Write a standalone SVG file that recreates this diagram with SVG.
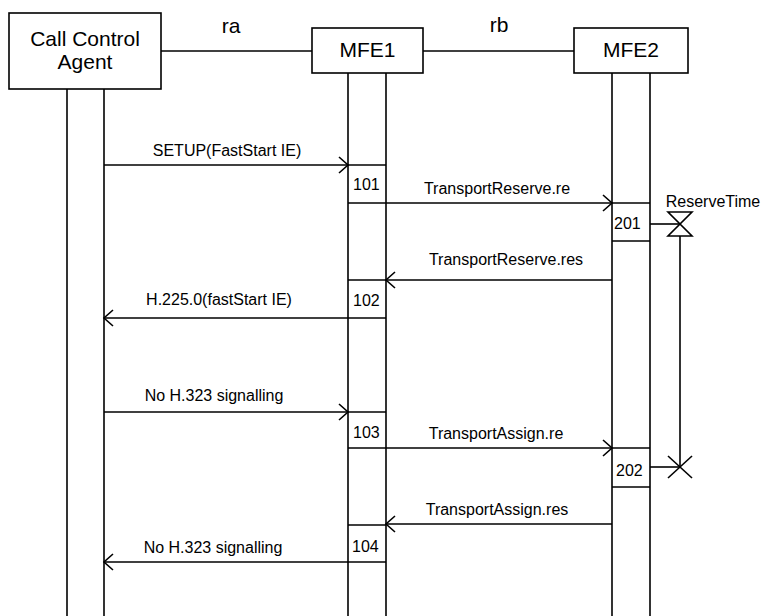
<svg xmlns="http://www.w3.org/2000/svg" width="762" height="616" viewBox="0 0 762 616">
<style>
.ln{stroke:#000;stroke-width:1.6;fill:none}
.box{stroke:#000;stroke-width:1.6;fill:#fff}
.big{font-family:"Liberation Sans",Arial,sans-serif;font-size:21px;fill:#000}
.msg{font-family:"Liberation Sans",Arial,sans-serif;font-size:16px;fill:#000}
.arr{marker-end:url(#ah)}
</style>
<defs>
<marker id="ah" markerUnits="userSpaceOnUse" markerWidth="20" markerHeight="20" viewBox="-10 -10 20 20" refX="0" refY="0" orient="auto" overflow="visible">
<path d="M-9,-8 L0,0 L-9,8" fill="none" stroke="#000" stroke-width="1.6"/>
</marker>
</defs>
<rect width="762" height="616" fill="#fff"/>
<g id="links">
<line class="ln" x1="161" y1="51" x2="312" y2="51"/>
<text class="big" x="231" y="33" text-anchor="middle">ra</text>
<line class="ln" x1="423" y1="51" x2="574" y2="51"/>
<text class="big" x="499" y="32" text-anchor="middle">rb</text>
</g>
<g id="cca">
<line class="ln" x1="67" y1="89" x2="67" y2="616"/>
<line class="ln" x1="104" y1="89" x2="104" y2="616"/>
<rect class="box" x="9" y="13" width="152" height="76"/>
<text class="big" x="85" y="46" text-anchor="middle">Call Control</text>
<text class="big" x="85" y="69" text-anchor="middle">Agent</text>
</g>
<g id="mfe1">
<line class="ln" x1="348" y1="73" x2="348" y2="616"/>
<line class="ln" x1="386" y1="73" x2="386" y2="616"/>
<rect class="box" x="312" y="28" width="111" height="45"/>
<text class="big" x="367.5" y="57" text-anchor="middle">MFE1</text>
</g>
<g id="mfe2">
<line class="ln" x1="612" y1="73" x2="612" y2="616"/>
<line class="ln" x1="650" y1="73" x2="650" y2="616"/>
<rect class="box" x="574" y="28" width="114" height="45"/>
<text class="big" x="631" y="57" text-anchor="middle">MFE2</text>
</g>
<g id="activations">
<line class="ln" x1="348" y1="165" x2="386" y2="165"/>
<line class="ln" x1="348" y1="203" x2="386" y2="203"/>
<text class="msg" x="353" y="190">101</text>
<line class="ln" x1="348" y1="280" x2="386" y2="280"/>
<line class="ln" x1="348" y1="318" x2="386" y2="318"/>
<text class="msg" x="353" y="306">102</text>
<line class="ln" x1="348" y1="412" x2="386" y2="412"/>
<line class="ln" x1="348" y1="448" x2="386" y2="448"/>
<text class="msg" x="353" y="438">103</text>
<line class="ln" x1="348" y1="525" x2="386" y2="525"/>
<line class="ln" x1="348" y1="562" x2="386" y2="562"/>
<text class="msg" x="352" y="552">104</text>
<line class="ln" x1="612" y1="203" x2="650" y2="203"/>
<line class="ln" x1="612" y1="241" x2="650" y2="241"/>
<text class="msg" x="614" y="229">201</text>
<line class="ln" x1="612" y1="448" x2="650" y2="448"/>
<line class="ln" x1="612" y1="487" x2="650" y2="487"/>
<text class="msg" x="616" y="476">202</text>
</g>
<g id="timer">
<text class="msg" x="713" y="207" text-anchor="middle">ReserveTime</text>
<line class="ln" x1="650" y1="224" x2="680" y2="224"/>
<path class="ln" d="M668,212 L692,212 L668,236 L692,236 Z"/>
<line class="ln" x1="680" y1="236" x2="680" y2="467"/>
<line class="ln" x1="650" y1="467" x2="680" y2="467"/>
<line class="ln" x1="668" y1="456" x2="692" y2="478"/>
<line class="ln" x1="692" y1="456" x2="668" y2="478"/>
</g>
<g id="connectors">
<line class="ln arr" x1="104" y1="165" x2="348" y2="165"/>
<text class="msg" x="227" y="156" text-anchor="middle">SETUP(FastStart IE)</text>
<line class="ln arr" x1="386" y1="203" x2="612" y2="203"/>
<text class="msg" x="497" y="194" text-anchor="middle">TransportReserve.re</text>
<line class="ln arr" x1="612" y1="280" x2="386" y2="280"/>
<text class="msg" x="506" y="265" text-anchor="middle">TransportReserve.res</text>
<line class="ln arr" x1="348" y1="318" x2="104" y2="318"/>
<text class="msg" x="219" y="305" text-anchor="middle">H.225.0(fastStart IE)</text>
<line class="ln arr" x1="104" y1="412" x2="348" y2="412"/>
<text class="msg" x="214" y="401" text-anchor="middle">No H.323 signalling</text>
<line class="ln arr" x1="386" y1="448" x2="612" y2="448"/>
<text class="msg" x="496" y="439" text-anchor="middle">TransportAssign.re</text>
<line class="ln arr" x1="612" y1="524" x2="386" y2="524"/>
<text class="msg" x="497" y="515" text-anchor="middle">TransportAssign.res</text>
<line class="ln arr" x1="348" y1="562" x2="104" y2="562"/>
<text class="msg" x="213" y="553" text-anchor="middle">No H.323 signalling</text>
</g>
</svg>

Objective:
Reproduce the listing exactly. Leave its pictures out.

Solved exercise:
Write a standalone SVG file that recreates this diagram with SVG.
<svg xmlns="http://www.w3.org/2000/svg" width="762" height="616" viewBox="0 0 762 616">
<style>
.ln{stroke:#000;stroke-width:1.6;fill:none}
.box{stroke:#000;stroke-width:1.6;fill:#fff}
.big{font-family:"Liberation Sans",Arial,sans-serif;font-size:21px;fill:#000}
.msg{font-family:"Liberation Sans",Arial,sans-serif;font-size:16px;fill:#000}
.arr{marker-end:url(#ah)}
</style>
<defs>
<marker id="ah" markerUnits="userSpaceOnUse" markerWidth="20" markerHeight="20" viewBox="-10 -10 20 20" refX="0" refY="0" orient="auto" overflow="visible">
<path d="M-9,-8 L0,0 L-9,8" fill="none" stroke="#000" stroke-width="1.6"/>
</marker>
</defs>
<rect width="762" height="616" fill="#fff"/>
<g id="links">
<line class="ln" x1="161" y1="51" x2="312" y2="51"/>
<text class="big" x="231" y="33" text-anchor="middle">ra</text>
<line class="ln" x1="423" y1="51" x2="574" y2="51"/>
<text class="big" x="499" y="32" text-anchor="middle">rb</text>
</g>
<g id="cca">
<line class="ln" x1="67" y1="89" x2="67" y2="616"/>
<line class="ln" x1="104" y1="89" x2="104" y2="616"/>
<rect class="box" x="9" y="13" width="152" height="76"/>
<text class="big" x="85" y="46" text-anchor="middle">Call Control</text>
<text class="big" x="85" y="69" text-anchor="middle">Agent</text>
</g>
<g id="mfe1">
<line class="ln" x1="348" y1="73" x2="348" y2="616"/>
<line class="ln" x1="386" y1="73" x2="386" y2="616"/>
<rect class="box" x="312" y="28" width="111" height="45"/>
<text class="big" x="367.5" y="57" text-anchor="middle">MFE1</text>
</g>
<g id="mfe2">
<line class="ln" x1="612" y1="73" x2="612" y2="616"/>
<line class="ln" x1="650" y1="73" x2="650" y2="616"/>
<rect class="box" x="574" y="28" width="114" height="45"/>
<text class="big" x="631" y="57" text-anchor="middle">MFE2</text>
</g>
<g id="activations">
<line class="ln" x1="348" y1="165" x2="386" y2="165"/>
<line class="ln" x1="348" y1="203" x2="386" y2="203"/>
<text class="msg" x="353" y="190">101</text>
<line class="ln" x1="348" y1="280" x2="386" y2="280"/>
<line class="ln" x1="348" y1="318" x2="386" y2="318"/>
<text class="msg" x="353" y="306">102</text>
<line class="ln" x1="348" y1="412" x2="386" y2="412"/>
<line class="ln" x1="348" y1="448" x2="386" y2="448"/>
<text class="msg" x="353" y="438">103</text>
<line class="ln" x1="348" y1="525" x2="386" y2="525"/>
<line class="ln" x1="348" y1="562" x2="386" y2="562"/>
<text class="msg" x="352" y="552">104</text>
<line class="ln" x1="612" y1="203" x2="650" y2="203"/>
<line class="ln" x1="612" y1="241" x2="650" y2="241"/>
<text class="msg" x="614" y="229">201</text>
<line class="ln" x1="612" y1="448" x2="650" y2="448"/>
<line class="ln" x1="612" y1="487" x2="650" y2="487"/>
<text class="msg" x="616" y="476">202</text>
</g>
<g id="timer">
<text class="msg" x="713" y="207" text-anchor="middle">ReserveTime</text>
<line class="ln" x1="650" y1="224" x2="680" y2="224"/>
<path class="ln" d="M668,212 L692,212 L668,236 L692,236 Z"/>
<line class="ln" x1="680" y1="236" x2="680" y2="467"/>
<line class="ln" x1="650" y1="467" x2="680" y2="467"/>
<line class="ln" x1="668" y1="456" x2="692" y2="478"/>
<line class="ln" x1="692" y1="456" x2="668" y2="478"/>
</g>
<g id="connectors">
<line class="ln arr" x1="104" y1="165" x2="348" y2="165"/>
<text class="msg" x="227" y="156" text-anchor="middle">SETUP(FastStart IE)</text>
<line class="ln arr" x1="386" y1="203" x2="612" y2="203"/>
<text class="msg" x="497" y="194" text-anchor="middle">TransportReserve.re</text>
<line class="ln arr" x1="612" y1="280" x2="386" y2="280"/>
<text class="msg" x="506" y="265" text-anchor="middle">TransportReserve.res</text>
<line class="ln arr" x1="348" y1="318" x2="104" y2="318"/>
<text class="msg" x="219" y="305" text-anchor="middle">H.225.0(fastStart IE)</text>
<line class="ln arr" x1="104" y1="412" x2="348" y2="412"/>
<text class="msg" x="214" y="401" text-anchor="middle">No H.323 signalling</text>
<line class="ln arr" x1="386" y1="448" x2="612" y2="448"/>
<text class="msg" x="496" y="439" text-anchor="middle">TransportAssign.re</text>
<line class="ln arr" x1="612" y1="524" x2="386" y2="524"/>
<text class="msg" x="497" y="515" text-anchor="middle">TransportAssign.res</text>
<line class="ln arr" x1="348" y1="562" x2="104" y2="562"/>
<text class="msg" x="213" y="553" text-anchor="middle">No H.323 signalling</text>
</g>
</svg>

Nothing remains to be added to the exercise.